The nativity ranks high amongst the proud moments of a primary school mum.
Small son hadn’t told us about his involvement so I didn’t even know what part he was playing until the day of the performance. I happened to get there early and then saw him standing near someone who was getting into the donkey costume, leading me to think he was the back end of the animal for a second. I then had this exchange with a child in his class:
Boy playing Joseph in the nativity “I’m Joseph and your Joseph is a nincompoop.”
Me: “a nincompoop? Now that’s a word you don’t hear often enough”
Boy: “no you don’t, but I said ‘innkeeper'”
But it turned out that small son was the innkeeper. So then of course, I worried he was about to tell the holy family that there WAS in fact room at the inn. Fortunately, it was a kind of tableau, so the story was told via songs rather than words. Phew.

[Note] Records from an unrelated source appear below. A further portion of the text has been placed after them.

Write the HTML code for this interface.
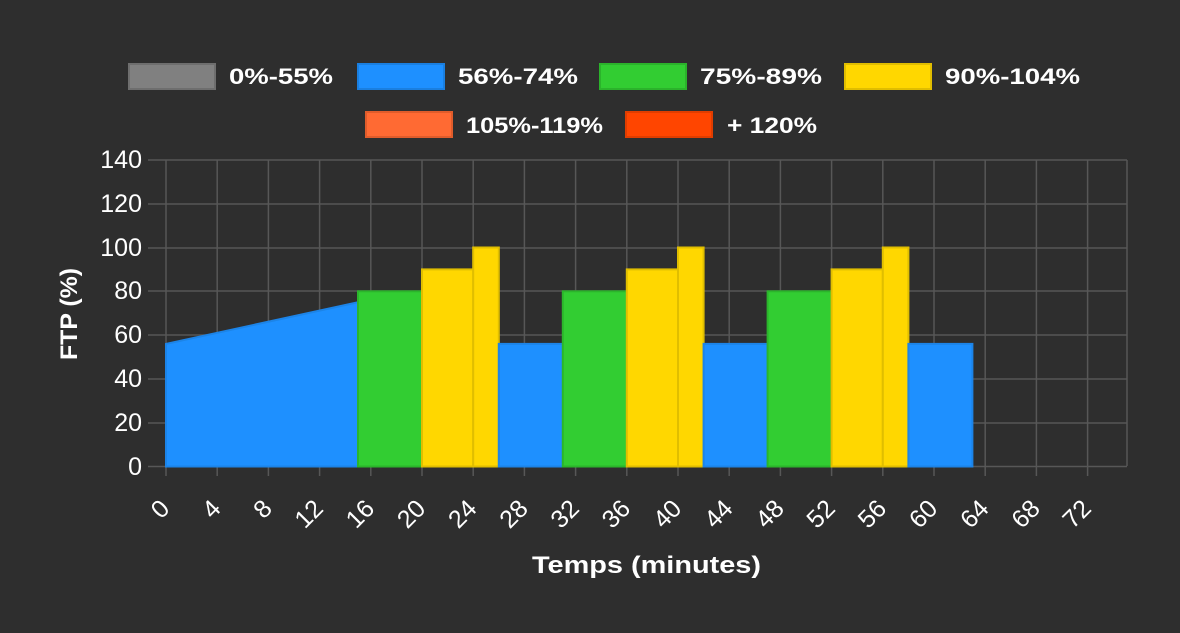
<!DOCTYPE html>
<html><head><meta charset="utf-8"><style>
html,body{margin:0;padding:0;background:#2e2e2e;}
svg{display:block;font-family:"Liberation Sans",sans-serif;}
</style></head><body>
<svg width="1180" height="633" viewBox="0 0 1180 633">
<rect width="1180" height="633" fill="#2e2e2e"/>
<!-- legend -->
<g font-weight="bold" font-size="22" fill="#fff">
<rect x="129" y="64" width="86" height="25" fill="#808080" stroke="#6e6e6e" stroke-width="2"/>
<text x="229" y="84" textLength="104" lengthAdjust="spacingAndGlyphs">0%-55%</text>
<rect x="358" y="64" width="86" height="25" fill="#1e90ff" stroke="#1a7fe0" stroke-width="2"/>
<text x="458" y="84" textLength="120" lengthAdjust="spacingAndGlyphs">56%-74%</text>
<rect x="600" y="64" width="86" height="25" fill="#32cd32" stroke="#2bb32b" stroke-width="2"/>
<text x="700" y="84" textLength="122" lengthAdjust="spacingAndGlyphs">75%-89%</text>
<rect x="845" y="64" width="86" height="25" fill="#ffd700" stroke="#e0bd00" stroke-width="2"/>
<text x="945" y="84" textLength="135" lengthAdjust="spacingAndGlyphs">90%-104%</text>
<rect x="366" y="112" width="86" height="25" fill="#ff6a33" stroke="#e05c2b" stroke-width="2"/>
<text x="466" y="133" textLength="137" lengthAdjust="spacingAndGlyphs">105%-119%</text>
<rect x="626" y="112" width="86" height="25" fill="#ff4500" stroke="#e03d00" stroke-width="2"/>
<text x="727" y="133" textLength="90" lengthAdjust="spacingAndGlyphs">+ 120%</text>
</g>
<!-- grid -->
<g stroke="#575757" stroke-width="1.5">
<line x1="148" y1="160" x2="1127" y2="160"/>
<line x1="148" y1="204" x2="1127" y2="204"/>
<line x1="148" y1="248" x2="1127" y2="248"/>
<line x1="148" y1="291" x2="1127" y2="291"/>
<line x1="148" y1="335" x2="1127" y2="335"/>
<line x1="148" y1="379" x2="1127" y2="379"/>
<line x1="148" y1="423" x2="1127" y2="423"/>
<line x1="148" y1="466.5" x2="1127" y2="466.5"/>
<line x1="166" y1="160" x2="166" y2="476"/>
<line x1="217.2" y1="160" x2="217.2" y2="476"/>
<line x1="268.4" y1="160" x2="268.4" y2="476"/>
<line x1="319.6" y1="160" x2="319.6" y2="476"/>
<line x1="370.8" y1="160" x2="370.8" y2="476"/>
<line x1="422" y1="160" x2="422" y2="476"/>
<line x1="473.2" y1="160" x2="473.2" y2="476"/>
<line x1="524.4" y1="160" x2="524.4" y2="476"/>
<line x1="575.6" y1="160" x2="575.6" y2="476"/>
<line x1="626.8" y1="160" x2="626.8" y2="476"/>
<line x1="678" y1="160" x2="678" y2="476"/>
<line x1="729.2" y1="160" x2="729.2" y2="476"/>
<line x1="780.4" y1="160" x2="780.4" y2="476"/>
<line x1="831.6" y1="160" x2="831.6" y2="476"/>
<line x1="882.8" y1="160" x2="882.8" y2="476"/>
<line x1="934" y1="160" x2="934" y2="476"/>
<line x1="985.2" y1="160" x2="985.2" y2="476"/>
<line x1="1036.4" y1="160" x2="1036.4" y2="476"/>
<line x1="1087.6" y1="160" x2="1087.6" y2="476"/>
<line x1="1127" y1="160" x2="1127" y2="466"/>
</g>
<!-- series -->
<g stroke-width="2">
<polygon points="166,466.5 166,343.9 358,302.3 358,466.5" fill="#1e90ff" stroke="#1c84e8"/>
<rect x="358" y="291.3" width="64" height="175.2" fill="#32cd32" stroke="#2bb52b"/>
<rect x="422" y="269.4" width="51.2" height="197.1" fill="#ffd700" stroke="#e0be00"/>
<rect x="473.2" y="247.5" width="25.6" height="219" fill="#ffd700" stroke="#e0be00"/>
<rect x="498.8" y="343.9" width="64" height="122.6" fill="#1e90ff" stroke="#1c84e8"/>
<rect x="562.8" y="291.3" width="64" height="175.2" fill="#32cd32" stroke="#2bb52b"/>
<rect x="626.8" y="269.4" width="51.2" height="197.1" fill="#ffd700" stroke="#e0be00"/>
<rect x="678" y="247.5" width="25.6" height="219" fill="#ffd700" stroke="#e0be00"/>
<rect x="703.6" y="343.9" width="64" height="122.6" fill="#1e90ff" stroke="#1c84e8"/>
<rect x="767.6" y="291.3" width="64" height="175.2" fill="#32cd32" stroke="#2bb52b"/>
<rect x="831.6" y="269.4" width="51.2" height="197.1" fill="#ffd700" stroke="#e0be00"/>
<rect x="882.8" y="247.5" width="25.6" height="219" fill="#ffd700" stroke="#e0be00"/>
<rect x="908.4" y="343.9" width="64" height="122.6" fill="#1e90ff" stroke="#1c84e8"/>
</g>
<!-- y labels -->
<g fill="#fff" font-size="25" text-anchor="end">
<text x="142" y="168">140</text>
<text x="142" y="212">120</text>
<text x="142" y="256">100</text>
<text x="142" y="299">80</text>
<text x="142" y="343">60</text>
<text x="142" y="387">40</text>
<text x="142" y="431">20</text>
<text x="142" y="475">0</text>
</g>
<!-- x labels -->
<g fill="#fff" font-size="25" text-anchor="end">
<text transform="translate(171,510) rotate(-45)">0</text>
<text transform="translate(222.2,510) rotate(-45)">4</text>
<text transform="translate(273.4,510) rotate(-45)">8</text>
<text transform="translate(324.6,510) rotate(-45)">12</text>
<text transform="translate(375.8,510) rotate(-45)">16</text>
<text transform="translate(427,510) rotate(-45)">20</text>
<text transform="translate(478.2,510) rotate(-45)">24</text>
<text transform="translate(529.4,510) rotate(-45)">28</text>
<text transform="translate(580.6,510) rotate(-45)">32</text>
<text transform="translate(631.8,510) rotate(-45)">36</text>
<text transform="translate(683,510) rotate(-45)">40</text>
<text transform="translate(734.2,510) rotate(-45)">44</text>
<text transform="translate(785.4,510) rotate(-45)">48</text>
<text transform="translate(836.6,510) rotate(-45)">52</text>
<text transform="translate(887.8,510) rotate(-45)">56</text>
<text transform="translate(939,510) rotate(-45)">60</text>
<text transform="translate(990.2,510) rotate(-45)">64</text>
<text transform="translate(1041.4,510) rotate(-45)">68</text>
<text transform="translate(1092.6,510) rotate(-45)">72</text>
</g>
<text x="532" y="573" fill="#fff" font-size="24" font-weight="bold" textLength="229" lengthAdjust="spacingAndGlyphs">Temps (minutes)</text>
<text transform="translate(77,360) rotate(-90)" fill="#fff" font-size="24" font-weight="bold" textLength="92" lengthAdjust="spacingAndGlyphs">FTP (%)</text>
</svg>
</body></html>
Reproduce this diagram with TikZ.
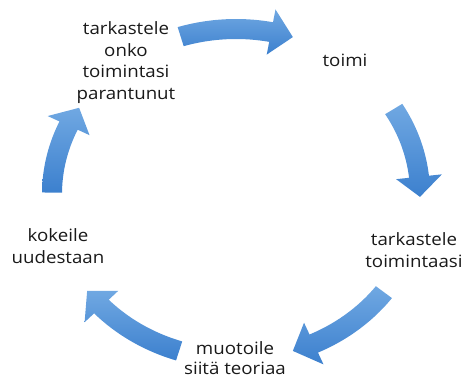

The teacher told small son to walk slowly and elegantly down the aisle. Which he did until he’d seen me, whereupon he started running like a long jumper, before leaping into position, right through the gap between Mary and Joseph.
He then started shaking his body like Black Lace at a Christmas party, and no amount of gesturing from me could stop it. I then hit upon the brilliant idea of pulling my ears out and sticking my tongue out at him. It worked! He stopped dancing and then pulled the same face back at me, in full view of every parent present.
He wasn’t the only one actor that made me giggle. The readings from the smaller children resembled the Brit Awards presented by Sam Fox and Mick Fleetwood from 1989 and then another set of prayers was delayed while the children struggled to open the door to get out of their pew.
But aside from all that, it is great to hear the nativity story told by children who are experiencing it themselves for the first time. The church was filled by heartfelt singing and it was a beautiful service.
Thank you for reading my nonsense this year and have a wonderful Christmas!